The spent battery is soaked in a solution of organic citric acid — which occurs naturally in citrus fruits — dissolved in ethylene glycol, an antifreeze agent commonly used in consumer products like paint and makeup. Citric acid comes from sustainable sources and is much safer to handle than inorganic acids. This green solution produced a strikingly efficient separation and recovery process for the metals from the positively charged electrode of the battery, called the cathode.

“Because the cathode contains the critical materials, it is the most expensive part of any battery, contributing more than 30 percent of the cost,” said research team member Yaocai Bai. “Our approach could reduce the cost of batteries over time.”

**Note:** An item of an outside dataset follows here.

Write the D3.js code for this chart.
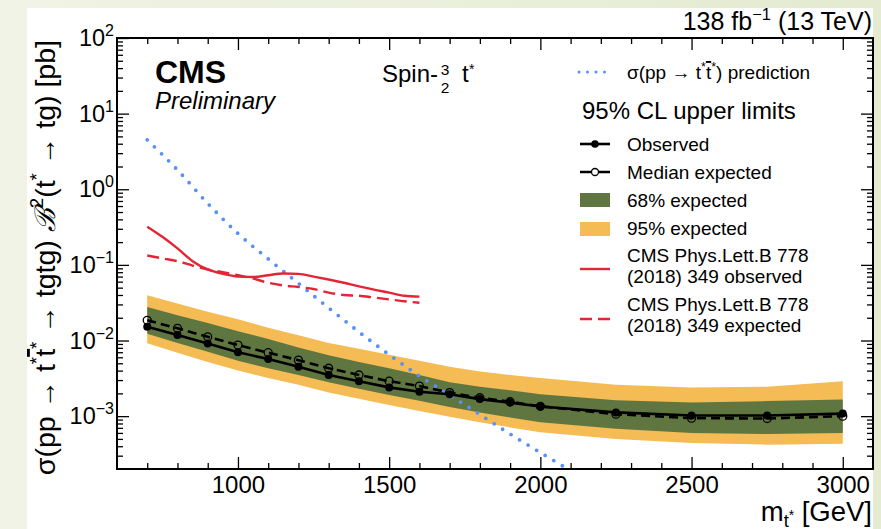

The recycling technique developed there leached nearly 100 percent of the cobalt and lithium from the cathode without introducing impurities in the system. It also enabled efficient separation of the metal solution from other residues. Most importantly, it served a second function by recovering over 96 percent of the cobalt in a matter of hours, without the typical addition of more chemicals in what is usually a tricky process of manually balancing acid levels.

“This is the first time one solution system has covered the functions of both leaching and recovery,” said Lead Researcher Lu Yu. “It was exciting to find that the cobalt would precipitate and settle out without further interference. We were not expecting that.”

The leaching performance of citric acid and ethylene glycol has been explored before, but that approach used more acid and a lower temperature, which proved less effective, Bai said.

“We were surprised by how quickly the leaching happened in our solution,” Bai said. “With an organic acid, it usually takes 10-12 hours, but this took only one.” Conventional solutions using inorganic acid are also slower because they include water, which has a boiling point that limits the temperature of the reaction.

Here is an exclusive Tech Briefs interview with Bai, edited for length and clarity.

Tech Briefs: I’m certain there were too many to count, but what was the biggest technical challenge you faced while developing this improved recycling approach?

Bai: During our study, the biggest technical challenge was how to separate the critical metals like cobalt and nickel from the lithium in the leaching solution. Due to the absence of efficient separation and precipitation methods, it is challenging to recover high-value metals, such as cobalt and lithium, from organic solvents.

In our work, we tackled this challenge by tuning the ratio between the solvent (i.e., ethylene glycol) and citric acid so that not only the waste cathode could be dissolved in the solution, but, more importantly, self-coprecipitation could happen without introducing any additional chemicals.

Tech Briefs: Can you explain in simple terms how it works?

Bai: Our approach uses a special liquid made of citric acid and ethylene glycol, instead of the usual strong acids that are used in the traditional recycling method. This liquid acts like a magnet for the valuable metals in the battery cathode, like cobalt and lithium, pulling them out without harming the other materials such as aluminum and graphite. Imagine dipping the shredded batteries into a warm bath of this special liquid.

Once all the critical metals are pulled out from the battery cathode, the cobalt particles start to clump together, or precipitate, on their own, like tiny Lego bricks building a new structure. In this case, the critical metals like cobalt are separated from the lithium. This happens without needing any extra chemicals, making it simpler and cleaner than current approaches.

Tech Briefs: How soon do you estimate could we see this recycling method adopted at a larger scale?

Bai: I would say in two to three years we should see the recycling method move out of the prototype phase. There is still work to do to optimize the process, such as recovery of the lithium and cost reduction.

Tech Briefs: What are your next steps? Any further research planned?

Bai: Our next steps and plans are to (1) introduce the recovered critical materials into a new loop of cell manufacturing by using the precipitated materials to remake battery cathode materials, and (2) recover the lithium from the solution and reintroduce it into the battery supply chain.

Tech Briefs: Any updates you can share?

Bai: We have successfully remade the battery cathode materials by using the recovered critical materials. Their electrochemical performance is currently under investigation.

Tech Briefs: Do you have any advice for engineers aiming to bring their ideas to fruition?

Bai: Careful observation is a powerful tool in any experiment. By actively watching and recording, you can unlock hidden patterns and refine your approach, leading to more successful results.